0
<div data-feature-name="title">
    <h1 id="title">
        Give and Take: A Revolutionary Approach to Success
    </h1>

    <span class="author" font-size: 13px; line-height: 17.328125px;" >
    Adam M. Grant Ph.D.
    </span>
</div>

<div data-feature-name="averageCustomerReviews">
    <a href="/Give-Take-Revolutionary-Approach-Success/product-reviews/0670026557/ref=dp_top_cm_cr_acr_txt?showViewpoints=1" >
        183 customer reviews
    </a>
</div>

<div>
    <ul>
        <li>
            <span>
                <span>Kindle</span>
                <span>
                    <span>$11.99</span>
                </span>
            </span >
        </li>

        <li>
            <span>
                <span>Hardcover</span>
                <span>
                    <span>$16.50</span>
                </span>
            </span>
        </li>

        <li>
            <span>
                <span>Paperback</span>
                <span>
                    <span>$12.65</span>
                </span>
            </span>
        </li>

        <li>
            <span>
                <span>Audible</span>
                <span>
                    <span>
                        $23.95
                    </span>
                </span>
            </span>
        </li>
    </ul>
</div> 

How can I write the REGEX expression for extracting the following: The title of the book, The author of the book, and The number of reviews of the book.

Also, how can I write the roadrunner algorithm for this?

  • 1
    it would be easier to get the values with an HTML reader, although it is possible with RegEx. Please show what you've tried otherwise this somewhat sounds like an assignment that you are asking for the answer to. – abc123 Dec 11 '13 at 14:47
  • What tool or language do you use? – Casimir et Hippolyte Dec 11 '13 at 14:57
  • Blahblah information = s/\(.*\)/\1/g I know you can extract data using this, but how can you extract from the example above since it's a nested one? – user3055539 Dec 11 '13 at 15:27

2 Answers2

0

You should not use regex for extraction of html. Use a library for traversing xml/html.

Marcin Szymczak
  • 11,199
  • 5
  • 55
  • 63
0

You cannot parse HTML for generic purpose.

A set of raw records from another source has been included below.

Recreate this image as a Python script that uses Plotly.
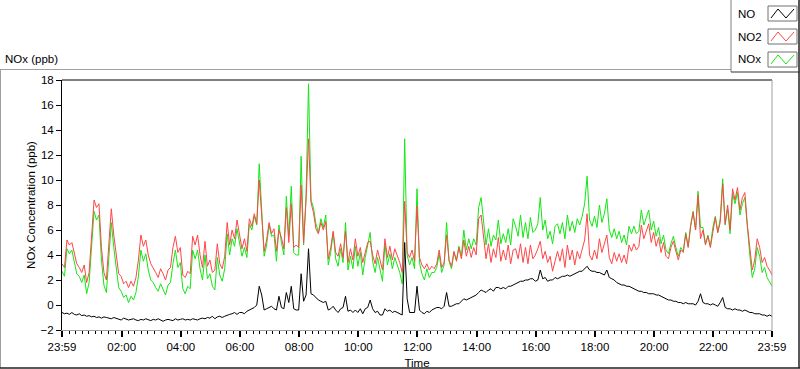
import pandas as pd
import plotly.graph_objects as go

# ---------------- data (5-minute samples, 23:59 -> 23:59 next day) ----------------
start_time = "2013-06-01 23:59"
step = "5min"

NO = [
    -0.6, -0.7, -0.65, -0.75, -0.6, -0.75, -0.8, -0.7, -0.85, -0.8,
    -0.9, -0.85, -0.95, -0.9, -1.0, -0.95, -1.05, -0.95, -1.0, -1.05,
    -1.1, -1.0, -1.05, -1.1, -1.2, -1.05, -1.1, -1.2, -1.15, -1.1,
    -1.2, -1.25, -1.15, -1.2, -1.1, -1.2, -1.25, -1.15, -1.2, -1.1,
    -1.2, -1.3, -1.2, -1.15, -1.2, -1.25, -1.1, -1.2,
    -1.15, -1.1, -1.2, -1.15, -1.2, -1.1, -1.15, -1.2, -1.1, -1.05,
    -1.1, -1.0, -1.05, -0.9, -1.1, -0.95, -0.9, -1.0, -0.9, -0.8,
    -0.75, -0.7, -0.6, -0.75, -0.6, -0.6, -0.7, -0.5, -0.4, -0.3,
    -0.2, 0.0, 1.5, 0.8, -0.4, -0.3, -0.2, -0.1, -0.3, -0.4,
    0.7, -0.2, -0.3, 1.0, 0.2, 1.5, -0.3, -0.4,
    -0.4, 2.5, 0.3, 0.8, 4.5, 0.9, 0.8, 0.6, 0.4, 0.3,
    0.2, 0.3, -0.4, -0.3, -0.1, -0.4, -0.6, -0.3, -0.2, 0.7,
    -0.5, -0.4, -0.6, -0.4, -0.6, -0.3, -0.7, -0.3, -0.2, 0.4,
    -0.3, -0.6, -0.5, -0.8, -0.8, -0.3, -0.5, -0.4, -0.6, -0.5,
    -0.6, -0.7, -0.8, 5.0, 0.5, -0.6, -0.6, -0.6,
    1.5, -0.4, -0.6, -0.7, -0.5, -0.6, -0.4, -0.3, -0.2, -0.2,
    -0.3, -0.1, 1.0, -0.1, -0.1, 0.0, 0.1, 0.1, 0.3, 0.5,
    0.4, 0.5, 0.6, 0.7, 0.8, 1.0, 1.2, 1.1, 1.0, 1.2,
    1.3, 1.1, 1.4, 1.4, 1.3, 1.4, 1.3, 1.5, 1.5, 1.6,
    1.7, 1.8, 1.9, 1.9, 2.0, 2.0, 2.1, 2.1,
    1.9, 2.0, 2.8, 2.1, 2.2, 1.9, 2.0, 2.0, 2.2, 2.1,
    2.2, 2.3, 2.3, 2.4, 2.3, 2.4, 2.5, 2.6, 2.7, 2.7,
    2.9, 3.1, 2.8, 2.7, 2.7, 2.6, 2.6, 2.5, 2.4, 2.8,
    2.2, 2.1, 2.0, 1.8, 1.7, 1.6, 1.6, 1.5, 1.5, 1.4,
    1.3, 1.2, 1.1, 1.1, 1.0, 1.0, 0.9, 0.9,
    0.9, 0.8, 0.8, 0.7, 0.6, 0.5, 0.4, 0.4, 0.3, 0.3,
    0.2, 0.2, 0.1, 0.2, 0.1, 0.1, 0.1, 0.0, 0.3, 0.9,
    0.2, 0.1, 0.1, 0.0, 0.1, 0.0, -0.1, 0.2, 0.6, -0.2,
    -0.3, -0.3, -0.4, -0.3, -0.4, -0.4, -0.5, -0.4, -0.5, -0.6,
    -0.6, -0.7, -0.7, -0.7, -0.8, -0.8, -0.9, -0.8, -0.9,
]

NO2 = [
    3.3, 3.0, 5.2, 4.8, 5.0, 4.2, 3.3, 3.0, 2.6, 3.2,
    1.8, 2.6, 5.8, 8.4, 7.8, 8.1, 4.6, 2.6, 2.0, 5.2,
    7.7, 5.6, 3.8, 2.5, 2.3, 1.7, 1.9, 1.4, 1.9, 1.5,
    2.2, 3.6, 5.6, 4.7, 5.2, 4.0, 3.3, 3.0, 2.6, 2.2,
    2.9, 2.5, 2.0, 2.8, 3.0, 4.6, 5.5, 4.2,
    4.6, 2.4, 2.2, 2.7, 2.5, 5.5, 4.8, 5.6, 4.0, 3.0,
    5.1, 3.1, 3.6, 2.6, 2.8, 4.9, 3.3, 2.9, 3.9, 6.6,
    4.8, 6.0, 5.3, 6.8, 5.5, 4.5, 5.3, 4.3, 6.9, 6.3,
    7.3, 6.5, 10.0, 7.5, 4.3, 5.2, 6.6, 5.7, 6.1, 4.3,
    6.0, 5.4, 4.5, 7.8, 5.0, 8.1, 4.6, 4.8,
    4.6, 9.6, 5.0, 8.4, 13.3, 8.2, 7.4, 6.1, 5.7, 6.6,
    6.0, 6.7, 3.7, 4.6, 5.9, 4.2, 3.9, 4.9, 3.8, 5.9,
    3.4, 4.5, 3.6, 5.3, 3.9, 4.6, 3.4, 4.2, 5.0, 5.1,
    4.0, 3.3, 4.4, 3.6, 2.8, 5.3, 3.8, 4.7, 3.6, 4.5,
    3.9, 3.4, 2.6, 8.3, 4.2, 3.8, 4.4, 3.5,
    7.9, 3.8, 3.2, 2.9, 3.3, 2.8, 3.1, 2.9, 3.3, 4.4,
    3.0, 3.4, 5.6, 3.6, 3.1, 4.3, 3.5, 4.6, 3.7, 5.2,
    3.9, 4.7, 3.8, 4.6, 4.0, 6.9, 7.2, 5.3, 3.7, 4.9,
    3.4, 4.5, 3.8, 5.4, 3.5, 4.4, 3.6, 4.8, 3.3, 4.4,
    4.5, 3.7, 4.9, 3.4, 4.6, 3.3, 4.8, 3.7,
    4.0, 4.5, 5.1, 3.7, 4.3, 3.4, 3.9, 2.7, 3.6, 4.3,
    3.5, 4.5, 3.0, 4.8, 3.6, 4.4, 3.2, 4.3, 3.7, 4.5,
    5.2, 7.3, 4.0, 3.6, 4.4, 3.7, 5.3, 4.2, 4.9, 5.6,
    3.8, 3.3, 4.2, 3.5, 4.1, 3.4, 4.0, 3.3, 4.8, 4.3,
    4.9, 4.4, 4.7, 6.4, 5.3, 5.9, 6.5, 5.0,
    5.8, 4.7, 5.4, 4.2, 5.0, 3.9, 3.7, 4.6, 5.1, 4.3,
    3.6, 4.4, 4.2, 5.7, 4.6, 6.3, 7.4, 6.0, 8.8, 5.3,
    6.0, 4.8, 5.5, 4.6, 6.0, 7.0, 5.8, 6.6, 9.7, 6.5,
    8.0, 6.0, 9.3, 8.4, 9.4, 7.6, 8.6, 9.0, 6.4, 4.6,
    2.8, 3.6, 5.3, 4.6, 3.4, 3.8, 3.1, 2.8, 2.4,
]

NOx = [
    2.7, 2.3, 4.5, 4.1, 4.4, 3.5, 2.5, 2.3, 1.8, 2.4,
    0.9, 1.8, 4.9, 7.5, 6.8, 7.2, 3.6, 1.6, 1.0, 4.1,
    6.6, 4.6, 2.8, 1.4, 1.1, 0.6, 0.8, 0.2, 0.7, 0.4,
    1.0, 2.3, 4.4, 3.5, 4.1, 2.8, 2.0, 1.8, 1.4, 1.1,
    1.7, 1.2, 0.8, 1.6, 1.8, 3.3, 4.4, 3.0,
    3.4, 1.3, 0.9, 1.5, 1.3, 4.4, 3.7, 4.4, 2.9, 2.0,
    4.0, 2.1, 2.5, 1.5, 1.2, 3.8, 2.4, 1.9, 2.9, 5.7,
    4.0, 5.3, 4.7, 6.1, 4.9, 3.9, 4.6, 3.8, 6.5, 6.0,
    7.1, 6.4, 11.3, 7.8, 3.9, 4.8, 6.4, 5.5, 5.6, 3.5,
    6.4, 5.0, 4.0, 8.7, 5.5, 9.5, 4.2, 4.0,
    4.0, 11.9, 4.8, 8.7, 17.7, 8.4, 7.8, 6.5, 5.8, 6.9,
    6.2, 7.2, 3.2, 4.2, 5.8, 3.7, 3.1, 4.5, 3.4, 6.6,
    2.8, 3.9, 2.9, 4.7, 3.1, 4.2, 2.4, 3.8, 4.7, 5.8,
    3.5, 2.6, 3.8, 2.9, 1.9, 4.9, 3.2, 4.1, 2.9, 3.8,
    3.2, 2.6, 1.7, 13.3, 4.0, 3.2, 3.8, 2.9,
    9.3, 3.4, 2.5, 2.0, 2.9, 2.2, 2.6, 2.6, 3.0, 4.1,
    2.6, 3.2, 6.6, 3.5, 2.9, 4.2, 3.6, 4.7, 3.9, 6.0,
    4.4, 5.3, 4.5, 5.3, 4.8, 7.8, 8.6, 6.4, 4.8, 6.1,
    4.7, 5.6, 5.2, 6.8, 4.9, 5.7, 5.0, 6.1, 4.8, 6.9,
    6.3, 5.5, 7.2, 5.4, 6.6, 5.3, 7.0, 5.8,
    6.0, 6.5, 8.6, 6.0, 6.8, 5.3, 5.9, 4.9, 6.3, 6.5,
    5.7, 6.6, 5.3, 7.2, 5.9, 6.7, 5.8, 6.9, 6.4, 7.1,
    8.1, 10.3, 6.8, 6.3, 7.1, 6.2, 8.0, 6.6, 7.3, 8.5,
    6.0, 5.4, 6.1, 5.3, 5.9, 5.0, 5.6, 4.8, 6.3, 5.7,
    6.3, 5.7, 5.9, 7.6, 6.4, 7.0, 7.6, 6.0,
    6.7, 5.5, 6.2, 4.9, 5.6, 4.4, 4.1, 4.9, 5.5, 4.6,
    3.9, 4.6, 4.3, 5.8, 4.7, 6.4, 7.5, 6.0, 9.1, 6.2,
    6.2, 4.9, 5.6, 4.7, 6.2, 7.1, 5.8, 6.9, 10.1, 6.4,
    7.7, 5.7, 8.9, 8.1, 9.0, 7.2, 8.1, 8.6, 5.9, 4.0,
    2.2, 2.9, 4.6, 3.9, 2.6, 3.0, 2.2, 1.9, 1.5,
]

tick_times = [
    "2013-06-01 23:59", "2013-06-02 02:00", "2013-06-02 04:00", "2013-06-02 06:00",
    "2013-06-02 08:00", "2013-06-02 10:00", "2013-06-02 12:00", "2013-06-02 14:00",
    "2013-06-02 16:00", "2013-06-02 18:00", "2013-06-02 20:00", "2013-06-02 22:00",
    "2013-06-02 23:59",
]
tick_labels = ["23:59", "02:00", "04:00", "06:00", "08:00", "10:00", "12:00",
               "14:00", "16:00", "18:00", "20:00", "22:00", "23:59"]
y_ticks = [-2, 0, 2, 4, 6, 8, 10, 12, 14, 16, 18]
series_names = ["NO", "NO2", "NOx"]
series_colors = {"NO": "#000000", "NO2": "#ff4646", "NOx": "#14e614"}

times = pd.date_range(start_time, periods=len(NO), freq=step)

# ---------------- figure ----------------
W, H = 800, 369
L, R, T, B = 62, 772, 80, 330
FONT = "Liberation Sans, Arial, sans-serif"
FS = 11.5


def px(x):
    return (x - L) / (R - L)


def py(y):
    return (B - y) / (B - T)


fig = go.Figure()
series = {"NO": NO, "NO2": NO2, "NOx": NOx}
for name in ["NOx", "NO2", "NO"]:
    fig.add_trace(go.Scatter(
        x=times, y=series[name], mode="lines", name=name,
        line=dict(color=series_colors[name], width=1),
        showlegend=False, hoverinfo="skip",
    ))

fig.update_layout(
    width=W, height=H, autosize=False,
    margin=dict(l=L, r=W - R, t=T, b=H - B, pad=0, autoexpand=False),
    paper_bgcolor="white", plot_bgcolor="white",
    font=dict(family=FONT, size=FS, color="#000000"),
)

fig.update_xaxes(
    automargin=False,
    range=[tick_times[0], tick_times[-1]],
    tickmode="array", tickvals=tick_times, ticktext=tick_labels,
    ticks="outside", ticklen=6, tickwidth=2, tickcolor="#000000",
    ticklabelstandoff=0,
    showgrid=False, zeroline=False,
    showline=True, linecolor="#a0a0a0", linewidth=1,
    minor=dict(tickmode="linear", tick0="2013-06-02 02:00", dtick=800000,
               ticks="outside", ticklen=3, tickwidth=1, tickcolor="#000000", showgrid=False),
    title=dict(text="Time", standoff=9, font=dict(size=FS)),
    tickfont=dict(size=FS),
)
fig.update_yaxes(
    automargin=False,
    range=[-2, 18], tickmode="array", tickvals=y_ticks,
    ticks="outside", ticklen=5, tickcolor="#000000",
    showgrid=False, zeroline=False,
    showline=True, linecolor="#000000", linewidth=1,
    title=dict(text="NOx Concentration (ppb)", standoff=2, font=dict(size=FS)),
    tickfont=dict(size=FS),
)

shapes = []
# plot frame: top dark, right light
shapes.append(dict(type="line", xref="paper", yref="paper", x0=0, x1=1, y0=1, y1=1,
                   line=dict(color="#000000", width=1)))
shapes.append(dict(type="line", xref="paper", yref="paper", x0=1, x1=1, y0=0, y1=1,
                   line=dict(color="#a0a0a0", width=1)))
# outer panel
shapes.append(dict(type="line", xref="paper", yref="paper", x0=px(0), x1=px(731),
                   y0=py(69.5), y1=py(69.5), line=dict(color="#a0a0a0", width=1)))
shapes.append(dict(type="line", xref="paper", yref="paper", x0=px(0.5), x1=px(0.5),
                   y0=py(69.5), y1=py(368), line=dict(color="#a0a0a0", width=1)))
shapes.append(dict(type="line", xref="paper", yref="paper", x0=px(0), x1=px(800),
                   y0=py(368), y1=py(368), line=dict(color="#202020", width=1.5)))
shapes.append(dict(type="line", xref="paper", yref="paper", x0=px(799), x1=px(799),
                   y0=py(0), y1=py(368), line=dict(color="#202020", width=1.5)))
# legend box
shapes.append(dict(type="line", xref="paper", yref="paper", x0=px(731), x1=px(731),
                   y0=py(0), y1=py(72), line=dict(color="#808080", width=1)))
shapes.append(dict(type="line", xref="paper", yref="paper", x0=px(731), x1=px(800),
                   y0=py(72), y1=py(72), line=dict(color="#303030", width=1)))

annotations = [
    dict(text="NOx (ppb)", xref="paper", yref="paper", x=px(3), y=py(59),
         xanchor="left", yanchor="middle", showarrow=False, font=dict(size=FS)),
]
legend_rows = [13.5, 36.5, 59.5]
for name, yc in zip(series_names, legend_rows):
    annotations.append(dict(text=name, xref="paper", yref="paper", x=px(736), y=py(yc),
                            xanchor="left", yanchor="middle", showarrow=False,
                            font=dict(size=FS)))
    bx0, bx1 = 768, 797
    by0, by1 = yc - 7.5, yc + 7.5
    shapes.append(dict(type="rect", xref="paper", yref="paper",
                       x0=px(bx0), x1=px(bx1), y0=py(by0), y1=py(by1),
                       line=dict(color="#707070", width=1), fillcolor="white"))
    pts = [(bx0 + 3, by1 - 3), (bx0 + 10, by0 + 3), (bx0 + 18, by1 - 3), (bx1 - 3, by0 + 3)]
    path = "M " + " L ".join(f"{px(a):.5f},{py(b):.5f}" for a, b in pts)
    shapes.append(dict(type="path", xref="paper", yref="paper", path=path,
                       line=dict(color=series_colors[name], width=1)))

fig.update_layout(shapes=shapes, annotations=annotations)
fig.write_html(
    "out.html",
    config={"displayModeBar": False, "staticPlot": True},
    post_script="document.body.style.margin='0px';document.body.style.overflow='hidden';",
)
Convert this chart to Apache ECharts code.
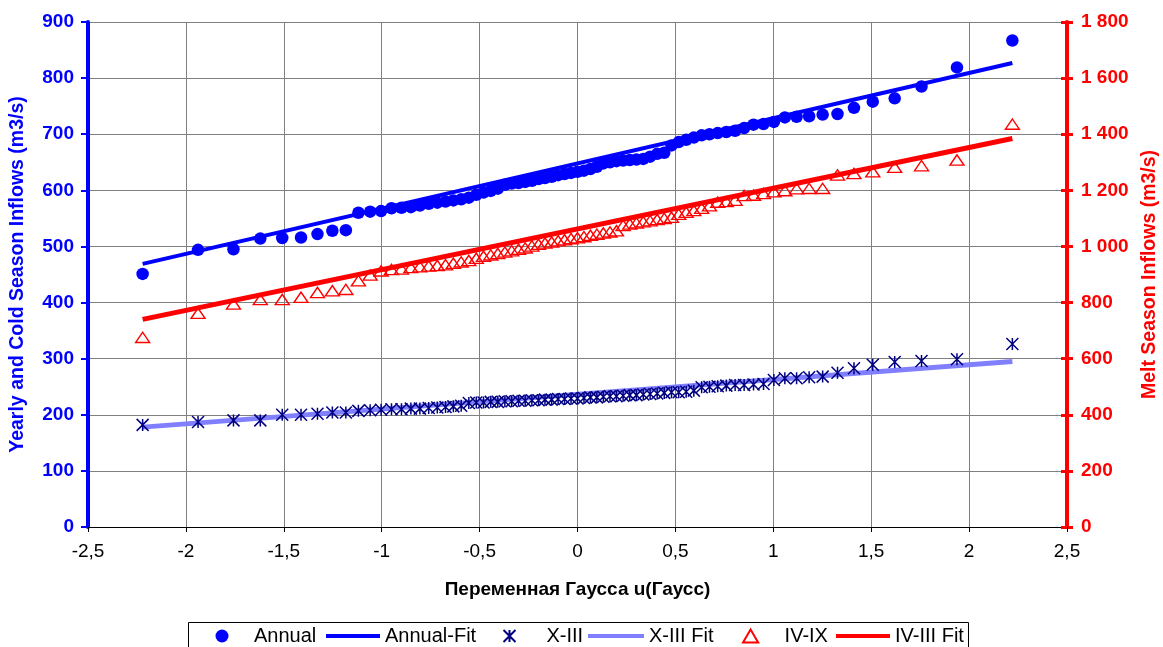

However, if you intend to parse particular sites (if you are writing a specific crawler), you can try this

For title:

/id="title"[^>]*>([^<]*?)<\/h1>/

For author:

/class="author"[^>]*>([^<]*)</

For review number:

/(\d+)\s*customer review/

Many cases will break them, of course. If you want to cope with these cases, you really need a parser

Herrington Darkholme
  • 5,979
  • 1
  • 27
  • 43